**To do**
Write out exactly the lines from the line with "Rebuild this chart" through the line with "const chart = echarts.init(document.getElementById('c'));", including both, and nothing more.

**Stored data**

********

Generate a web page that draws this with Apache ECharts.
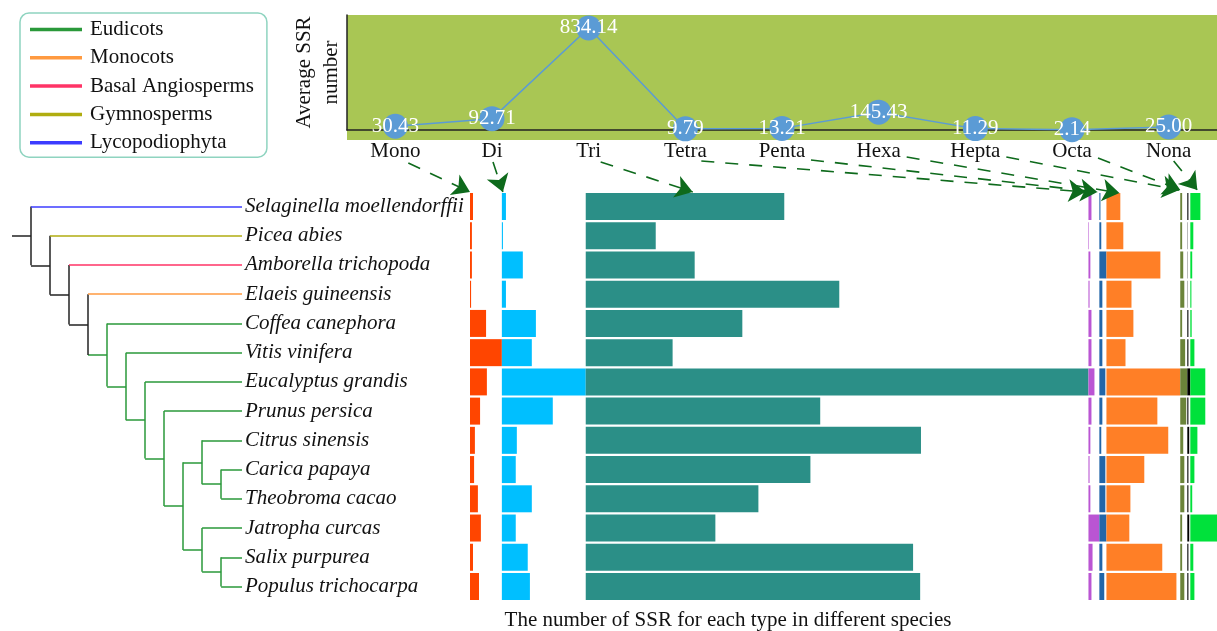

********

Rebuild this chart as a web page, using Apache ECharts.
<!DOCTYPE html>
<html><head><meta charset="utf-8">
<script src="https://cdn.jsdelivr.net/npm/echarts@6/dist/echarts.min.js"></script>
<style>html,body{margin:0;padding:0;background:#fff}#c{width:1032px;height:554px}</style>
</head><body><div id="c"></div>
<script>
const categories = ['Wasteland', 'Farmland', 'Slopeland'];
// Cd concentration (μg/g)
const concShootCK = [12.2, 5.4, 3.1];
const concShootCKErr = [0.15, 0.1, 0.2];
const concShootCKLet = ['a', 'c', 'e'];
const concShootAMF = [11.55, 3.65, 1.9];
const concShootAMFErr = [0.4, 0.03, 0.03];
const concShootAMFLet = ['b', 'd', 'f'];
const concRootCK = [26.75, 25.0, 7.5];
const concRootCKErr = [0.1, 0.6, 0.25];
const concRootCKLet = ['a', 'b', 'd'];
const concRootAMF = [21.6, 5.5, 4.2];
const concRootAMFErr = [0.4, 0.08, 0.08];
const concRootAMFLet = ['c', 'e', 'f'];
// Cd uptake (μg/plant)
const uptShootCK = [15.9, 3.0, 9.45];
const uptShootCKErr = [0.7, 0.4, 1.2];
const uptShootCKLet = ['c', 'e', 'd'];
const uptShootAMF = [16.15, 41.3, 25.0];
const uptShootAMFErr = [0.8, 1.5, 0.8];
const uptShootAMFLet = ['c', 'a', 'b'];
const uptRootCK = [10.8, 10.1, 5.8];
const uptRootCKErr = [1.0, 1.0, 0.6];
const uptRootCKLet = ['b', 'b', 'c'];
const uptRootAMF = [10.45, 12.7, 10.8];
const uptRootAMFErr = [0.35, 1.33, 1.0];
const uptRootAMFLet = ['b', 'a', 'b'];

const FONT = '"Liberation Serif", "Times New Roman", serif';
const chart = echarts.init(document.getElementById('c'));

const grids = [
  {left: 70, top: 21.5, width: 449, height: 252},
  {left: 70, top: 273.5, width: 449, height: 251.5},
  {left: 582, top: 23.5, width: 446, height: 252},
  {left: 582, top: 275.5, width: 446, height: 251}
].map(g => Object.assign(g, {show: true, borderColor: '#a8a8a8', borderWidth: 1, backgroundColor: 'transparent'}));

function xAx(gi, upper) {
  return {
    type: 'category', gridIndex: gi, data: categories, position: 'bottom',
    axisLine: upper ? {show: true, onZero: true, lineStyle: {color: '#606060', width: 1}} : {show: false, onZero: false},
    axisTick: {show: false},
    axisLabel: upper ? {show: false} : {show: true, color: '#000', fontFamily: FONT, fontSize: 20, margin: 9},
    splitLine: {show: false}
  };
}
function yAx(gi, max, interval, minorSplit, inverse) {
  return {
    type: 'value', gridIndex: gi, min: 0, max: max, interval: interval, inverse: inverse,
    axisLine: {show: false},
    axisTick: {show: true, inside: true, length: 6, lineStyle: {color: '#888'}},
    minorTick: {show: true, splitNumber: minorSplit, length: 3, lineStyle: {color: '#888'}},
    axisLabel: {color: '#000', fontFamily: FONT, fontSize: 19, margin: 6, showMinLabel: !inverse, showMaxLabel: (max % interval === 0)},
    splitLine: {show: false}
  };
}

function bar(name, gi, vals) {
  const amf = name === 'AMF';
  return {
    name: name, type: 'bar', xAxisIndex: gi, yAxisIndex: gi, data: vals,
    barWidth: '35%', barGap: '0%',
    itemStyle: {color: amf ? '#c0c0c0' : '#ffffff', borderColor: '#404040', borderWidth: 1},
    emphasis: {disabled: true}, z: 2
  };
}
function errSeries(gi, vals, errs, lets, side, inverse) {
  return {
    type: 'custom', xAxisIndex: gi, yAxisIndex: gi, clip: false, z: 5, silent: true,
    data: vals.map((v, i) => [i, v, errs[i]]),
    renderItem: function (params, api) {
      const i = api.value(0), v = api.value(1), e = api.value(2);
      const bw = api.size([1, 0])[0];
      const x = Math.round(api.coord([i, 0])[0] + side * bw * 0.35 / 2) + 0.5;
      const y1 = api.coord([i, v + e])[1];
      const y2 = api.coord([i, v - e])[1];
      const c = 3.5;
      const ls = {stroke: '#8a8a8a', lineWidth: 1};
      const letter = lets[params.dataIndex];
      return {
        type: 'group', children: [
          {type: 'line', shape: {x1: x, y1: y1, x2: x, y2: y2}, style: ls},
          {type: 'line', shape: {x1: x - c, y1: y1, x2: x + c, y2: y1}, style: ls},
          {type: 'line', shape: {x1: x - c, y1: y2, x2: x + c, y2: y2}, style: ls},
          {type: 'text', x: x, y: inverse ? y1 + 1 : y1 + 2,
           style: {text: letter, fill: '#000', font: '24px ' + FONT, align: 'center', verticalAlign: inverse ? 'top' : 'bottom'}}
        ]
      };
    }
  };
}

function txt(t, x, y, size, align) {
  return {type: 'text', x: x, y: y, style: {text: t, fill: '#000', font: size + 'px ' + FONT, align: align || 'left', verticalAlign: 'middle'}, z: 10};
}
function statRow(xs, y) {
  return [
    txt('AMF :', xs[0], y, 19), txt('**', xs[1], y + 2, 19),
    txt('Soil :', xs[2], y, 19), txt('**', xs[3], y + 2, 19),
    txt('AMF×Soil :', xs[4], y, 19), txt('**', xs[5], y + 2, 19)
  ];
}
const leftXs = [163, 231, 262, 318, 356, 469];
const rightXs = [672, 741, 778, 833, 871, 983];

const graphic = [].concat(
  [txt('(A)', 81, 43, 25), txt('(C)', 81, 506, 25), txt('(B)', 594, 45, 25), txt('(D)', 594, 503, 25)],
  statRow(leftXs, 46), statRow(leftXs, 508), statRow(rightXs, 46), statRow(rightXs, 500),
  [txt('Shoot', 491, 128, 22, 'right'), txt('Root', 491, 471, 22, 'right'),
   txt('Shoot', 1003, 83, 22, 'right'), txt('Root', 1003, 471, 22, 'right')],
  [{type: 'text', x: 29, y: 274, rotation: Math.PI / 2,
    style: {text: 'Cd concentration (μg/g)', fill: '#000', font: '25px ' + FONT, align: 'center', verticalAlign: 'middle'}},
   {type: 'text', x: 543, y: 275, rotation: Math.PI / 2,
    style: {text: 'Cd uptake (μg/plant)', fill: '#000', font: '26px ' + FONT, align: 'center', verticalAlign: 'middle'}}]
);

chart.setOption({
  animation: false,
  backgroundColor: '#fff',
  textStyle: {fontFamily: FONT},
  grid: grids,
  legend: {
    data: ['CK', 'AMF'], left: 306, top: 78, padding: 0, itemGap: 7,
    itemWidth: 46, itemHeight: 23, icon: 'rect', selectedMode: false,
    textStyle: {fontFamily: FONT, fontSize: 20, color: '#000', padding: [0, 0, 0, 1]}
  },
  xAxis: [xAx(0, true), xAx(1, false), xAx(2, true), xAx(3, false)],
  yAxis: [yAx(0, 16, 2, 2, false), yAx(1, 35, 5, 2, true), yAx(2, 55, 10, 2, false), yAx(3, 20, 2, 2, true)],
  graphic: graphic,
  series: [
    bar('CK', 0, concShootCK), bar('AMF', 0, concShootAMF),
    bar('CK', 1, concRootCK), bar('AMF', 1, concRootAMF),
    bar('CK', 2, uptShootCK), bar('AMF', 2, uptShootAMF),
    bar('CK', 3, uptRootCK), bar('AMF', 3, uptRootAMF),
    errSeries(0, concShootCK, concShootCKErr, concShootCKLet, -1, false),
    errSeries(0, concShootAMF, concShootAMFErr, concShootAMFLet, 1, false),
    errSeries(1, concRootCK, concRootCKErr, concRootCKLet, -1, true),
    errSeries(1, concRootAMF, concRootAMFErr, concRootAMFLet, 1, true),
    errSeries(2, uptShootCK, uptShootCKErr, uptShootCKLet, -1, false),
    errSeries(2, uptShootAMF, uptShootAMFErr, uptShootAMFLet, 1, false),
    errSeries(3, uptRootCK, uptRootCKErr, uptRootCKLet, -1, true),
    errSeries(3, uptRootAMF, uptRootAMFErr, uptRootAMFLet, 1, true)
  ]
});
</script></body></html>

********

**Result of this task**
Rebuild this chart as a web page, using Apache ECharts.
<!DOCTYPE html>
<html><head><meta charset="utf-8">
<script src="https://cdn.jsdelivr.net/npm/echarts@6/dist/echarts.min.js"></script>
<style>html,body{margin:0;padding:0;background:#fff}#c{width:1032px;height:554px}</style>
</head><body><div id="c"></div>
<script>
const categories = ['Wasteland', 'Farmland', 'Slopeland'];
// Cd concentration (μg/g)
const concShootCK = [12.2, 5.4, 3.1];
const concShootCKErr = [0.15, 0.1, 0.2];
const concShootCKLet = ['a', 'c', 'e'];
const concShootAMF = [11.55, 3.65, 1.9];
const concShootAMFErr = [0.4, 0.03, 0.03];
const concShootAMFLet = ['b', 'd', 'f'];
const concRootCK = [26.75, 25.0, 7.5];
const concRootCKErr = [0.1, 0.6, 0.25];
const concRootCKLet = ['a', 'b', 'd'];
const concRootAMF = [21.6, 5.5, 4.2];
const concRootAMFErr = [0.4, 0.08, 0.08];
const concRootAMFLet = ['c', 'e', 'f'];
// Cd uptake (μg/plant)
const uptShootCK = [15.9, 3.0, 9.45];
const uptShootCKErr = [0.7, 0.4, 1.2];
const uptShootCKLet = ['c', 'e', 'd'];
const uptShootAMF = [16.15, 41.3, 25.0];
const uptShootAMFErr = [0.8, 1.5, 0.8];
const uptShootAMFLet = ['c', 'a', 'b'];
const uptRootCK = [10.8, 10.1, 5.8];
const uptRootCKErr = [1.0, 1.0, 0.6];
const uptRootCKLet = ['b', 'b', 'c'];
const uptRootAMF = [10.45, 12.7, 10.8];
const uptRootAMFErr = [0.35, 1.33, 1.0];
const uptRootAMFLet = ['b', 'a', 'b'];

const FONT = '"Liberation Serif", "Times New Roman", serif';
const chart = echarts.init(document.getElementById('c'));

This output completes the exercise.